The key to an effective outbound sequence isn’t just running high volume email blasts, it’s the integrated motions within the sequences. Yes, it takes more time, but results are much higher in funnel conversion, and that’s the name of the game.

The quickest way to increase sales bookings is to improve your win rate and conversion metrics. Each has a multiplier effect on your company’s sales bookings. Let’s run some numbers: A software company running at a 25% win rate, where 30% of their ‘leads’ get through marketing, and create opportunities from these leads 30% of the time.

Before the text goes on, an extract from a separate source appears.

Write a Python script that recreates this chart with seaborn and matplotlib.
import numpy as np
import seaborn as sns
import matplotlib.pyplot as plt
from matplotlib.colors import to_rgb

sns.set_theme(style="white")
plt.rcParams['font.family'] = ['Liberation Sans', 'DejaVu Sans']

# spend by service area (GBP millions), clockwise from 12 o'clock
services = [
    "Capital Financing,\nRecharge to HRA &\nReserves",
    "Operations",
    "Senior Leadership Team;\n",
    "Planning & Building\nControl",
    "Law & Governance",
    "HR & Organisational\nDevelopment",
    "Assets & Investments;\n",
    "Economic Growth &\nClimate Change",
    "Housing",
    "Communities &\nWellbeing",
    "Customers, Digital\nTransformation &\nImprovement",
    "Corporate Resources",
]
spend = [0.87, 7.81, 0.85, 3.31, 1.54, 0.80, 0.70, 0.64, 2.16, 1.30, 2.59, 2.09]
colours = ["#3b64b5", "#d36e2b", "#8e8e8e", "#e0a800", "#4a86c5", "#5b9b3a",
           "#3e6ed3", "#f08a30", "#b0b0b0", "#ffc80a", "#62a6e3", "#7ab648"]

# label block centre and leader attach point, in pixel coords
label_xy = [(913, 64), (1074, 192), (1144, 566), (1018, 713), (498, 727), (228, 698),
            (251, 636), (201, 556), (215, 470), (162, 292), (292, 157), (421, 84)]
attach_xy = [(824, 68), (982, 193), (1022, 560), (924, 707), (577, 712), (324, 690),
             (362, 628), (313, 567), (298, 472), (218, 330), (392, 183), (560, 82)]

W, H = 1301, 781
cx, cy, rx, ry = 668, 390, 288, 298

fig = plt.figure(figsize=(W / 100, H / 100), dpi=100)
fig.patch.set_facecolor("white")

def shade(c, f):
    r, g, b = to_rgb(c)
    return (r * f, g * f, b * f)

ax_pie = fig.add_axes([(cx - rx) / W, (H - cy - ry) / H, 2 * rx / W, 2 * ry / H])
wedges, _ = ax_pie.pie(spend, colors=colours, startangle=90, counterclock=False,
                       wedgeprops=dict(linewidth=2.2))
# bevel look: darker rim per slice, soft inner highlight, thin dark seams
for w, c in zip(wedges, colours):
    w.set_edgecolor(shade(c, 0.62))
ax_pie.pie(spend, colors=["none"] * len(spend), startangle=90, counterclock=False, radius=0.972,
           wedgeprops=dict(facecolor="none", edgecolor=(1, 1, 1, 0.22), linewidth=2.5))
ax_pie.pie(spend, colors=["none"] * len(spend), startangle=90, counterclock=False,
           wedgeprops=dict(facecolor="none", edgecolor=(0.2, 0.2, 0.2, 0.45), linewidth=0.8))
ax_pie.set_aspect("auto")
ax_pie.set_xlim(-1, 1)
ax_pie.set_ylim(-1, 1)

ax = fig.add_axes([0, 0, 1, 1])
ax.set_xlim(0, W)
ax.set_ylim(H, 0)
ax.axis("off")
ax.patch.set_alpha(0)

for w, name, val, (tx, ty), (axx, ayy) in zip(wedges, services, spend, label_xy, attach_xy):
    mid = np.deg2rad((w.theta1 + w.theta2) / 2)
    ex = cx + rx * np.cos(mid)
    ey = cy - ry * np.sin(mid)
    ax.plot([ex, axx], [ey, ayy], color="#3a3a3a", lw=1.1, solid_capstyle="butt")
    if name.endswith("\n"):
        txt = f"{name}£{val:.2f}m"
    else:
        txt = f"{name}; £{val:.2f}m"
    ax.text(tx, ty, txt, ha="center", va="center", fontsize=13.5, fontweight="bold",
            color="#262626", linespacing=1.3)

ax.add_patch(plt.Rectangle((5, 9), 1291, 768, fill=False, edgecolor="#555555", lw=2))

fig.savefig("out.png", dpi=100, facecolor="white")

Simply increasing the win rate from a not horrible 22% to a decent 30% impacts the sales bookings by significant 36%. By adding more focus in your lead generation and outbound efforts, you could increase your bookings by a whopping 180%. Imagine winning 50% plus? That can happen with a tighter ideal customer profile and product-market-fit. More on that in another blog.

 

Low-cost high conversion – the new inbound

Buyers are human and make emotional decisions. The relationship buyers have with your company is highly influenced by the quality of interaction, and timely response.

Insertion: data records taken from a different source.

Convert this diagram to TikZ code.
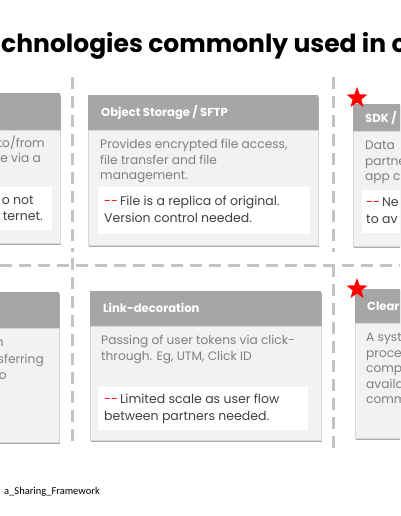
\documentclass[tikz,border=0pt]{standalone}
\usepackage{fontspec}
\setmainfont{Poppins}
\newfontfamily\footfont{Carlito}
\usetikzlibrary{shapes.geometric,shadows}
\definecolor{hdrgray}{HTML}{A6A6A6}
\definecolor{bodygray}{HTML}{F2F2F2}
\definecolor{edgegray}{HTML}{D6D6D6}
\definecolor{dashgray}{HTML}{C4C4C4}
\definecolor{txtgray}{HTML}{7F7F7F}
\definecolor{notegray}{HTML}{404040}
\tikzset{
  cardshadow/.style = {drop shadow={shadow xshift=1.2pt, shadow yshift=-1.8pt,
    fill=black!55, opacity=.6}},
  hdr/.style  = {fill=hdrgray, inner sep=0pt, anchor=north west, cardshadow},
  bdy/.style  = {fill=bodygray, draw=edgegray, inner sep=0pt, anchor=north west, cardshadow},
  notebox/.style = {fill=white, inner sep=0pt, anchor=north west},
  htxt/.style = {text=white, font=\bfseries\fontsize{11.6}{14}\selectfont, anchor=west, inner sep=0pt},
  btxt/.style = {text=txtgray, font=\fontsize{12.2}{15.5}\selectfont, align=left, anchor=north west, inner sep=0pt},
  ntxt/.style = {text=notegray, font=\fontsize{12.5}{17}\selectfont, align=left, anchor=north west, inner sep=0pt},
  sep/.style  = {draw=dashgray, line width=3pt, dash pattern=on 12pt off 7pt},
  flag/.style = {star, star points=5, star point ratio=2.4, fill=red, inner sep=0pt, minimum size=22pt}
}
\newcommand{\reddash}{\textcolor{red}{-{}-}\,}

\begin{document}
\begin{tikzpicture}[x=1pt,y=-1pt]
\useasboundingbox (0,0) rectangle (400,516);
\clip (0,0) rectangle (400,516);

% title, cut on both sides
\node[anchor=base west, inner sep=0pt, font=\bfseries\fontsize{25}{30}\selectfont] (title)
  at (1,53) {chnologies commonly used in c};

% dashed grid
\draw[sep] (72,77) -- (72,252);
\draw[sep] (333,77) -- (333,252);
\draw[sep] (0,265) -- (400,265);
\draw[sep] (72,258) -- (72,448);
\draw[sep] (333,265) -- (333,448);

% top left card (cut)
\node[hdr, minimum width=250pt, minimum height=37pt] (lth) at (-190,93) {};
\node[bdy, minimum width=250pt, minimum height=113pt] (ltb) at (-190,130) {};
\node[notebox, minimum width=242pt, minimum height=43pt] (ltn) at (-190,187) {};
\node[btxt, anchor=base east] (lt1) at (45,147) {to/from};
\node[btxt, anchor=base east] (lt2) at (41,162) {e via a};
\node[ntxt, anchor=base east] (lt3) at (34,204) {o not};
\node[ntxt, anchor=base east] (lt4) at (43,220) {ternet.};

% object storage
\node[hdr, minimum width=230pt, minimum height=35pt] (osh) at (88,95) {};
\node[htxt] (ost) at (101,113) {Object Storage / SFTP};
\node[bdy, minimum width=230pt, minimum height=115pt] (osb) at (88,130) {};
\node[btxt] (osx) at (100,139) {Provides encrypted file access,\\file transfer and file\\management.};
\node[notebox, minimum width=212pt, minimum height=47pt] (osn) at (98,187) {};
\node[ntxt] (osm) at (104,196) {\reddash File is a replica of original.\\Version control needed.};

% sdk (cut)
\node[hdr, minimum width=250pt, minimum height=27pt] (sdh) at (353,104) {};
\node[htxt] (sdt) at (365,118) {SDK /};
\node[bdy, minimum width=250pt, minimum height=115pt] (sdb) at (353,131) {};
\node[btxt] (sdx) at (365,141) {Data\\partne\\app c};
\node[notebox, minimum width=240pt, minimum height=43pt] (sdn) at (362,190) {};
\node[ntxt] (sdm) at (366,198) {\reddash Ne\\to av};
\node[flag] (sds) at (357,98) {};

% bottom left card (cut)
\node[hdr, minimum width=249pt, minimum height=36pt] (lbh) at (-190,292) {};
\node[bdy, minimum width=249pt, minimum height=114pt] (lbb) at (-190,328) {};
\node[btxt, anchor=base east] (lb1) at (4,346) {n};
\node[btxt, anchor=base east] (lb2) at (44,363) {sferring};
\node[btxt, anchor=base east] (lb3) at (7,379) {o};

% link decoration
\node[hdr, minimum width=231pt, minimum height=35pt] (ldh) at (90,291) {};
\node[htxt] (ldt) at (103,308) {Link-decoration};
\node[bdy, minimum width=231pt, minimum height=114pt] (ldb) at (90,326) {};
\node[btxt] (ldx) at (101,335) {Passing of user tokens via click-\\through. Eg, UTM, Click ID};
\node[notebox, minimum width=210pt, minimum height=43pt] (ldn) at (98,387) {};
\node[ntxt] (ldm) at (104,394) {\reddash Limited scale as user flow\\between partners needed.};

% clean room (cut)
\node[hdr, minimum width=250pt, minimum height=34pt] (crh) at (355,289) {};
\node[htxt] (crt) at (367,306) {Clear};
\node[bdy, minimum width=250pt, minimum height=115pt] (crb) at (355,323) {};
\node[btxt] (crx) at (366,333) {A syst\\proce\\comp\\availa\\comm};
\node[flag] (crs) at (357,289) {};

% source line
\node[anchor=base east, inner sep=0pt, font=\footfont\fontsize{10.5}{12}\selectfont] (src)
  at (100,494) {a\_Sharing\_Framework};
\end{tikzpicture}
\end{document}
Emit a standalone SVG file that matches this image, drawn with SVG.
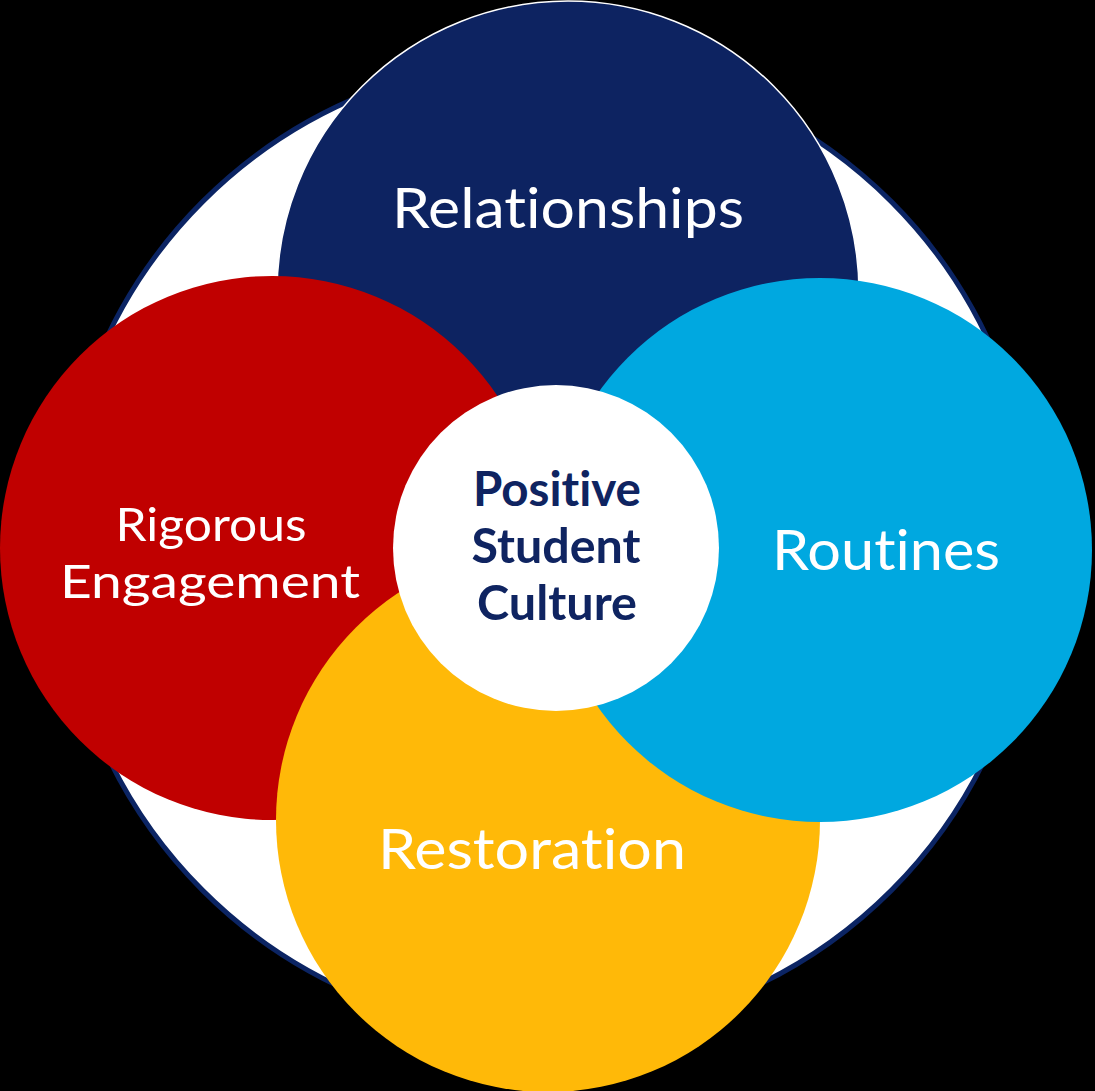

Sure, targeted account strategies take a lot more effort than a wide-net strategy, but with the latter you need, well, a wide-net. You’ll eventually run out of market opportunity, and if you don’t, you’ll just end up saturating the market with messaging. Your buyers will eventually ‘turn off’ all receptors to you.

The best part of all of this is the scale! Organizations can easily scale a program like this across many reps. Because the playbook is so well defined, your new reps could be running immediately. Your organization can also easily delineate this responsibility to an SDR type role for all or most of this activity. And the best part is the cost per opportunity is almost nothing compared to the cost of an opportunity from a marketing-based lead source.

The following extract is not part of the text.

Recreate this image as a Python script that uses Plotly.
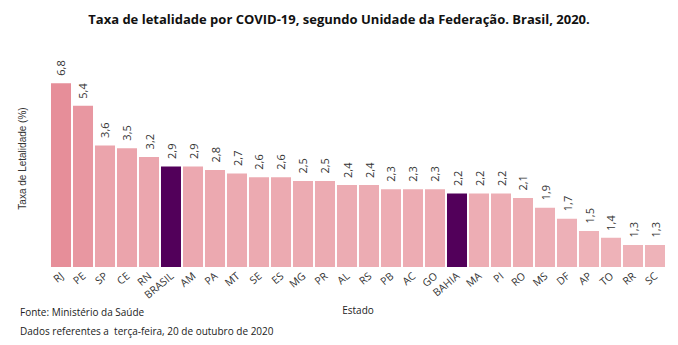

We have some ideas on building the perfect sequence, a tried and tested formula in which the content gets adjusted per sequence, the basic structure remains the same.

 

Does this leave marketing in the dust?

What’s the difference between the sales engagement and marketing automation? Several companies are using their marketing automation tool to send emails on behalf of reps. At the core of the systems, marketing automation and sales engagement tools both:

  • Have a campaign builder with either time-based or trigger-based wait steps
  • Can incorporate email activities with non-email activities like phone call tasks

But honestly, that’s where it ends. Marketing’s campaign efforts should really be focused on Awareness and Education activities. When a buyer provides enough signals, they get sent to the sales team. The marketing team is the owner of the marketing automation tool and likely already has tons of requests to deal with. Adding email campaigns on top of this will only lead to frustration because the rep won’t be in control of the process and will likely be prioritized behind other activities.

The other important thing to note is that your marketing automation tool may be completely different database from your CRM tool (it shouldn’t be, but probably is, more on that another time). The targeted accounts your team is researching may not actually be in the marketing automation database and shouldn’t be, especially in today’s age of GDPR, CAN-SPAM, CASL. All marketing needs to be compliant. There is no legislative requirement for Sales Engagement tools to be opt-in based which makes life much easier for the reps to be in control of their own destiny.

There’s a place for both inbound and outbound in your business, it’s not a case of one of the other. Use the contacts earned from your marketing campaigns and put them on a nurture program, to further create awareness of your product. Targeted outbound efforts can bring in high quality leads that will help your sales team close leads.

So, while Sales Engagement looks similar to marketing automation, it is not the same. But yes, you need both. Use the new tools available with targeted account strategies to create smart, integrated sales campaigns to engage new leads and close more sales with less effort!